*Objective*:
Skip the pictures and quote all of the lines exactly.

*Given records*:
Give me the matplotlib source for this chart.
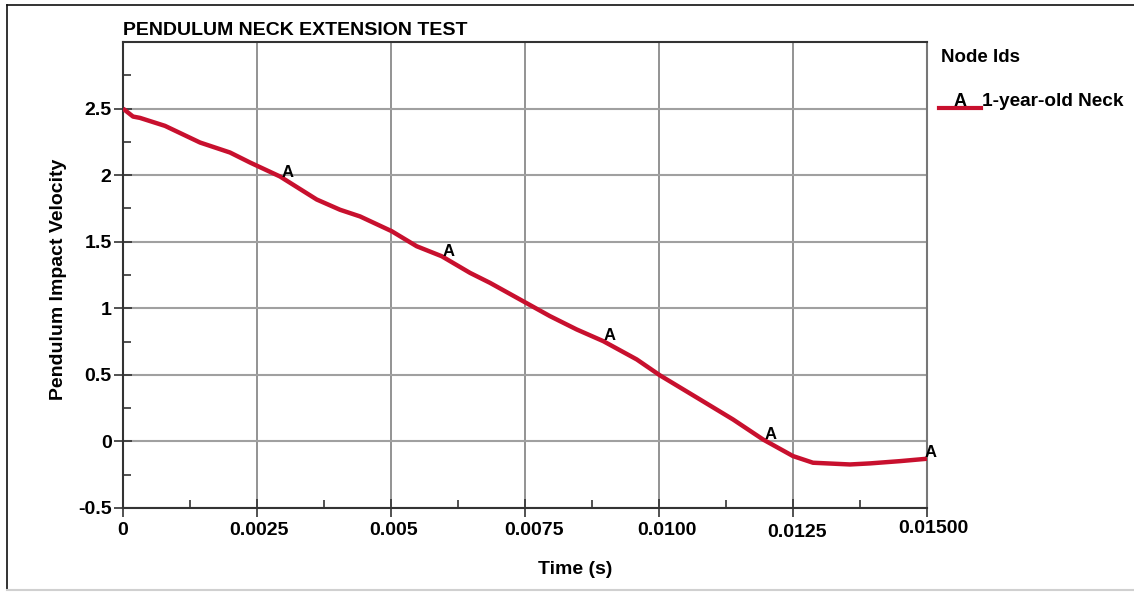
"""
Pendulum neck extension test: impact velocity vs time for one node.
"""

import matplotlib.pyplot as plt
import matplotlib.transforms as mtransforms
import numpy as np
from matplotlib.lines import Line2D

plt.rcParams["font.family"] = ["Liberation Sans", "DejaVu Sans"]
plt.rcParams["font.weight"] = "bold"

# data
time_s = [0.0, 0.000187, 0.000317, 0.000784, 0.001437, 0.001996, 0.002369,
          0.002929, 0.003614, 0.004049, 0.004422, 0.005013, 0.005479,
          0.005946, 0.006474, 0.006847, 0.007519, 0.007966, 0.008464,
          0.008961, 0.009584, 0.010019, 0.010765, 0.011381, 0.011940,
          0.012500, 0.012873, 0.013563, 0.013937, 0.014496, 0.015]
velocity = [2.50, 2.44, 2.43, 2.37, 2.245, 2.17, 2.095,
            1.99, 1.817, 1.74, 1.69, 1.579, 1.466,
            1.391, 1.266, 1.191, 1.041, 0.941, 0.841,
            0.753, 0.616, 0.496, 0.315, 0.165, 0.015,
            -0.11, -0.16, -0.173, -0.165, -0.148, -0.13]

marker_times = [0.003, 0.006, 0.009, 0.012, 0.015]
series_name = "1-year-old Neck"

x_ticks = [0, 0.0025, 0.005, 0.0075, 0.0100, 0.0125, 0.015]
x_labels = ["0", "0.0025", "0.005", "0.0075", "0.0100", "0.0125", "0.01500"]
# px nudges, the original tool places these a bit loosely
x_label_dx = [0, 2, 3, 9, 8, 4, 6]
x_label_dy = [0, 0, 0, 0, 0, -2, 2]
y_ticks = [-0.5, 0, 0.5, 1, 1.5, 2, 2.5]
y_labels = ["-0.5", "0", "0.5", "1", "1.5", "2", "2.5"]

RED = "#c8102e"
W, H = 1134, 592

fig = plt.figure(figsize=(W / 100, H / 100), dpi=100)
ax = fig.add_axes([123 / W, 1 - 508 / H, 804 / W, 466 / H])


def fig_line(xs, ys, **kw):
    # helper for lines placed in pixel coords on the figure
    fig.lines.append(Line2D([x / W for x in xs], [1 - y / H for y in ys],
                            transform=fig.transFigure, **kw))


# outer frame: dark top/left, light bottom
fig_line([7, W], [5, 5], color="#111111", lw=1.2)
fig_line([7, 7], [5, 590], color="#111111", lw=1.2)
fig_line([7, W], [590, 590], color="#d0d0d0", lw=1.5)

ax.plot(time_s, velocity, color=RED, lw=3.2, solid_capstyle="butt", zorder=3)

for t in marker_times:
    v = np.interp(t, time_s, velocity)
    ax.annotate("A", (t, v), xytext=(-2, -1), textcoords="offset pixels",
                fontsize=12, ha="left", va="bottom", zorder=4)

ax.set_xlim(0, 0.015)
ax.set_ylim(-0.5, 3.0)

ax.set_xticks(x_ticks)
ax.set_xticklabels(x_labels)
ax.set_yticks(y_ticks)
ax.set_yticklabels(y_labels)
ax.set_xticks(np.arange(0.00125, 0.015, 0.0025), minor=True)
ax.set_yticks(np.arange(-0.25, 3.0, 0.5), minor=True)

ax.tick_params(axis="both", which="major", direction="inout", length=12.5,
               width=1.2, color="#333333", labelsize=14)
ax.tick_params(axis="both", which="minor", direction="in", length=6,
               width=1.2, color="#333333")
ax.tick_params(axis="x", which="major", pad=4)
ax.tick_params(axis="y", which="major", pad=2)

for lbl, dx, dy in zip(ax.get_xticklabels(), x_label_dx, x_label_dy):
    lbl.set_transform(lbl.get_transform() +
                      mtransforms.ScaledTranslation(dx / 100, dy / 100,
                                                    fig.dpi_scale_trans))

ax.grid(True, which="major", axis="x", color="#808080", lw=1.2)
ax.grid(True, which="major", axis="y", color="#a0a0a0", lw=1.5)
ax.set_axisbelow(True)

for side in ("left", "bottom", "top"):
    ax.spines[side].set_color("#333333")
    ax.spines[side].set_linewidth(1.5)
ax.spines["right"].set_color("#777777")
ax.spines["right"].set_linewidth(1.5)

ax.set_xlabel("Time (s)", fontsize=14, fontweight="bold")
ax.xaxis.set_label_coords((575 - 123) / 804, (508 - 561) / 466)
ax.set_ylabel("Pendulum Impact Velocity", fontsize=14, fontweight="bold")
ax.yaxis.set_label_coords((67 - 123) / 804, 0.49)
ax.set_title("PENDULUM NECK EXTENSION TEST", fontsize=14, fontweight="bold",
             loc="left", pad=5)

# legend drawn by hand, as in the original tool
fig.text(941 / W, 1 - 57 / H, "Node Ids", fontsize=13.5, fontweight="bold",
         va="center", ha="left")
fig_line([939, 981], [108, 108], color=RED, lw=3)
fig.text(960 / W, 1 - 101 / H, "A", fontsize=13, fontweight="bold",
         va="center", ha="center")
fig.text(982 / W, 1 - 101 / H, series_name, fontsize=13.7, fontweight="bold",
         va="center", ha="left")

fig.savefig("out.png", dpi=100)
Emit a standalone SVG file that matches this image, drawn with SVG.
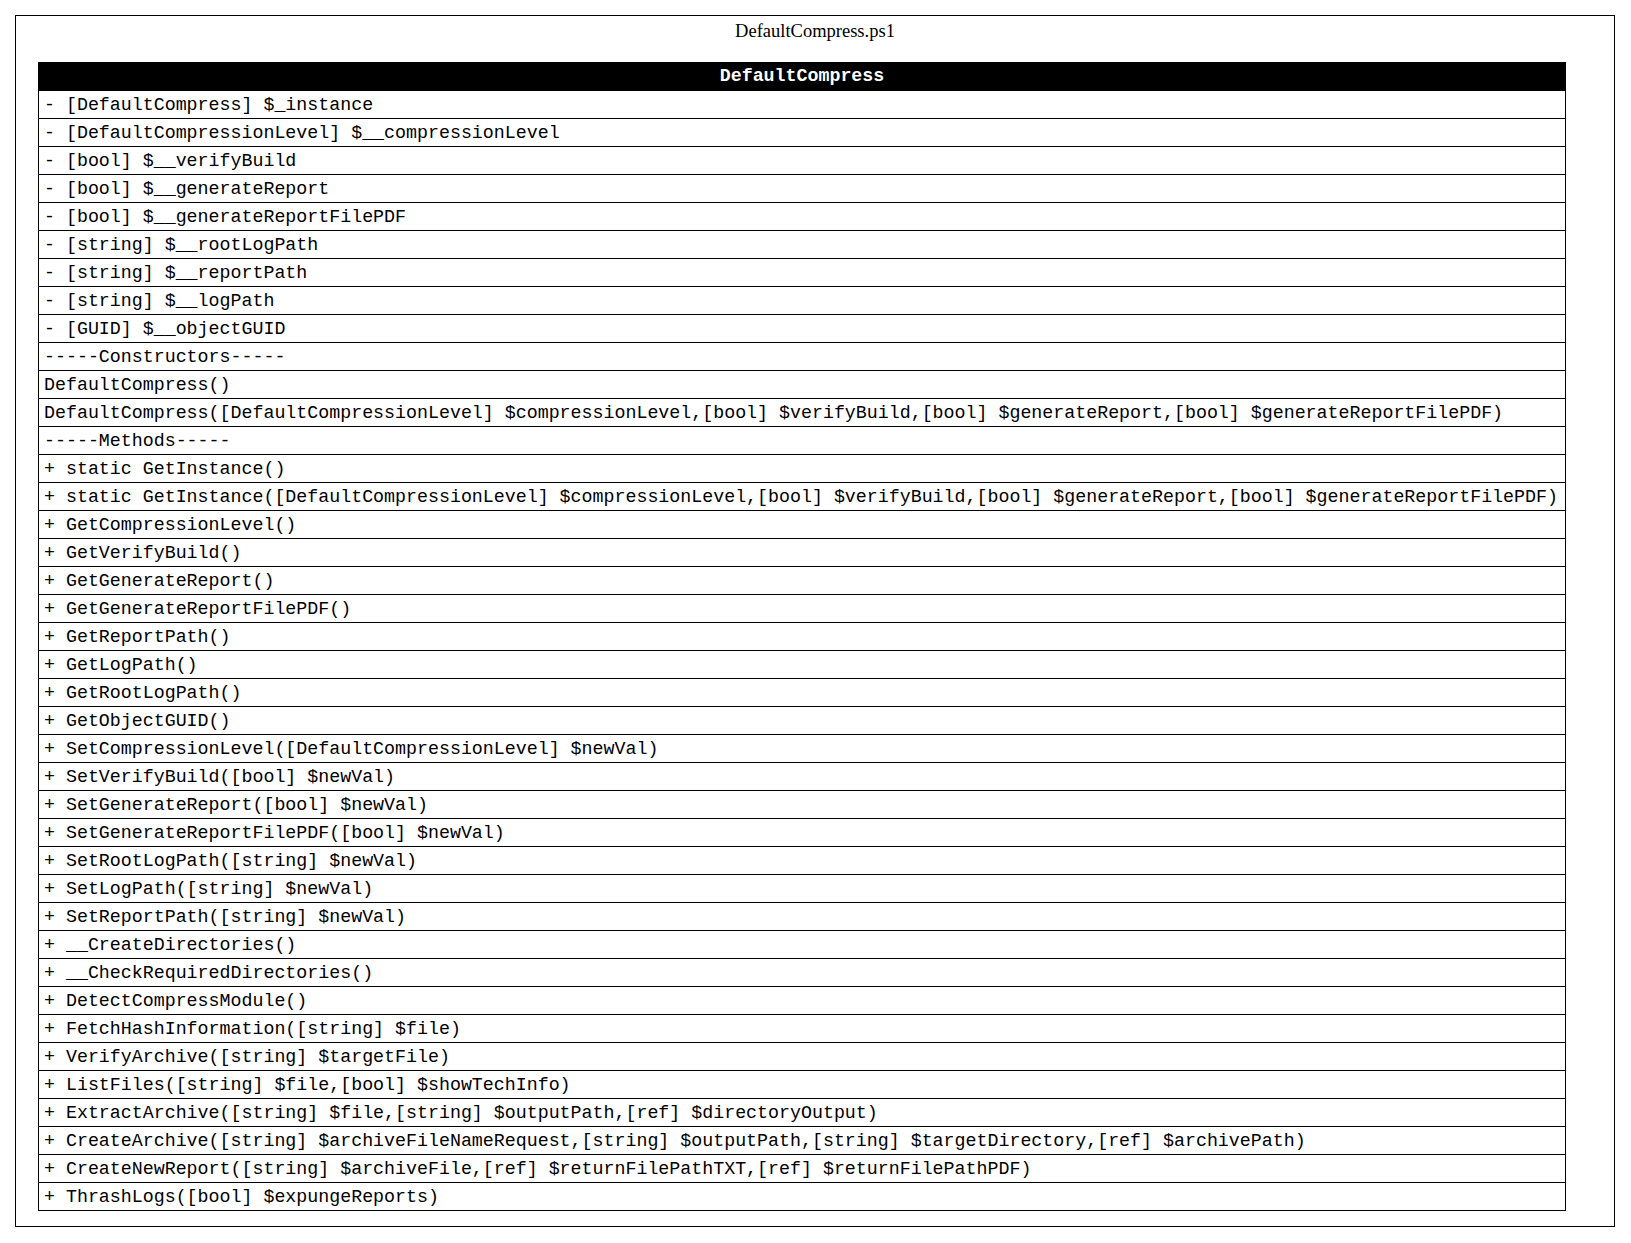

*Exercise answer*:
Give me the matplotlib source for this chart.
"""
Pendulum neck extension test: impact velocity vs time for one node.
"""

import matplotlib.pyplot as plt
import matplotlib.transforms as mtransforms
import numpy as np
from matplotlib.lines import Line2D

plt.rcParams["font.family"] = ["Liberation Sans", "DejaVu Sans"]
plt.rcParams["font.weight"] = "bold"

# data
time_s = [0.0, 0.000187, 0.000317, 0.000784, 0.001437, 0.001996, 0.002369,
          0.002929, 0.003614, 0.004049, 0.004422, 0.005013, 0.005479,
          0.005946, 0.006474, 0.006847, 0.007519, 0.007966, 0.008464,
          0.008961, 0.009584, 0.010019, 0.010765, 0.011381, 0.011940,
          0.012500, 0.012873, 0.013563, 0.013937, 0.014496, 0.015]
velocity = [2.50, 2.44, 2.43, 2.37, 2.245, 2.17, 2.095,
            1.99, 1.817, 1.74, 1.69, 1.579, 1.466,
            1.391, 1.266, 1.191, 1.041, 0.941, 0.841,
            0.753, 0.616, 0.496, 0.315, 0.165, 0.015,
            -0.11, -0.16, -0.173, -0.165, -0.148, -0.13]

marker_times = [0.003, 0.006, 0.009, 0.012, 0.015]
series_name = "1-year-old Neck"

x_ticks = [0, 0.0025, 0.005, 0.0075, 0.0100, 0.0125, 0.015]
x_labels = ["0", "0.0025", "0.005", "0.0075", "0.0100", "0.0125", "0.01500"]
# px nudges, the original tool places these a bit loosely
x_label_dx = [0, 2, 3, 9, 8, 4, 6]
x_label_dy = [0, 0, 0, 0, 0, -2, 2]
y_ticks = [-0.5, 0, 0.5, 1, 1.5, 2, 2.5]
y_labels = ["-0.5", "0", "0.5", "1", "1.5", "2", "2.5"]

RED = "#c8102e"
W, H = 1134, 592

fig = plt.figure(figsize=(W / 100, H / 100), dpi=100)
ax = fig.add_axes([123 / W, 1 - 508 / H, 804 / W, 466 / H])


def fig_line(xs, ys, **kw):
    # helper for lines placed in pixel coords on the figure
    fig.lines.append(Line2D([x / W for x in xs], [1 - y / H for y in ys],
                            transform=fig.transFigure, **kw))


# outer frame: dark top/left, light bottom
fig_line([7, W], [5, 5], color="#111111", lw=1.2)
fig_line([7, 7], [5, 590], color="#111111", lw=1.2)
fig_line([7, W], [590, 590], color="#d0d0d0", lw=1.5)

ax.plot(time_s, velocity, color=RED, lw=3.2, solid_capstyle="butt", zorder=3)

for t in marker_times:
    v = np.interp(t, time_s, velocity)
    ax.annotate("A", (t, v), xytext=(-2, -1), textcoords="offset pixels",
                fontsize=12, ha="left", va="bottom", zorder=4)

ax.set_xlim(0, 0.015)
ax.set_ylim(-0.5, 3.0)

ax.set_xticks(x_ticks)
ax.set_xticklabels(x_labels)
ax.set_yticks(y_ticks)
ax.set_yticklabels(y_labels)
ax.set_xticks(np.arange(0.00125, 0.015, 0.0025), minor=True)
ax.set_yticks(np.arange(-0.25, 3.0, 0.5), minor=True)

ax.tick_params(axis="both", which="major", direction="inout", length=12.5,
               width=1.2, color="#333333", labelsize=14)
ax.tick_params(axis="both", which="minor", direction="in", length=6,
               width=1.2, color="#333333")
ax.tick_params(axis="x", which="major", pad=4)
ax.tick_params(axis="y", which="major", pad=2)

for lbl, dx, dy in zip(ax.get_xticklabels(), x_label_dx, x_label_dy):
    lbl.set_transform(lbl.get_transform() +
                      mtransforms.ScaledTranslation(dx / 100, dy / 100,
                                                    fig.dpi_scale_trans))

ax.grid(True, which="major", axis="x", color="#808080", lw=1.2)
ax.grid(True, which="major", axis="y", color="#a0a0a0", lw=1.5)
ax.set_axisbelow(True)

for side in ("left", "bottom", "top"):
    ax.spines[side].set_color("#333333")
    ax.spines[side].set_linewidth(1.5)
ax.spines["right"].set_color("#777777")
ax.spines["right"].set_linewidth(1.5)

ax.set_xlabel("Time (s)", fontsize=14, fontweight="bold")
ax.xaxis.set_label_coords((575 - 123) / 804, (508 - 561) / 466)
ax.set_ylabel("Pendulum Impact Velocity", fontsize=14, fontweight="bold")
ax.yaxis.set_label_coords((67 - 123) / 804, 0.49)
ax.set_title("PENDULUM NECK EXTENSION TEST", fontsize=14, fontweight="bold",
             loc="left", pad=5)

# legend drawn by hand, as in the original tool
fig.text(941 / W, 1 - 57 / H, "Node Ids", fontsize=13.5, fontweight="bold",
         va="center", ha="left")
fig_line([939, 981], [108, 108], color=RED, lw=3)
fig.text(960 / W, 1 - 101 / H, "A", fontsize=13, fontweight="bold",
         va="center", ha="center")
fig.text(982 / W, 1 - 101 / H, series_name, fontsize=13.7, fontweight="bold",
         va="center", ha="left")

fig.savefig("out.png", dpi=100)
Emit a standalone SVG file that matches this image, drawn with SVG.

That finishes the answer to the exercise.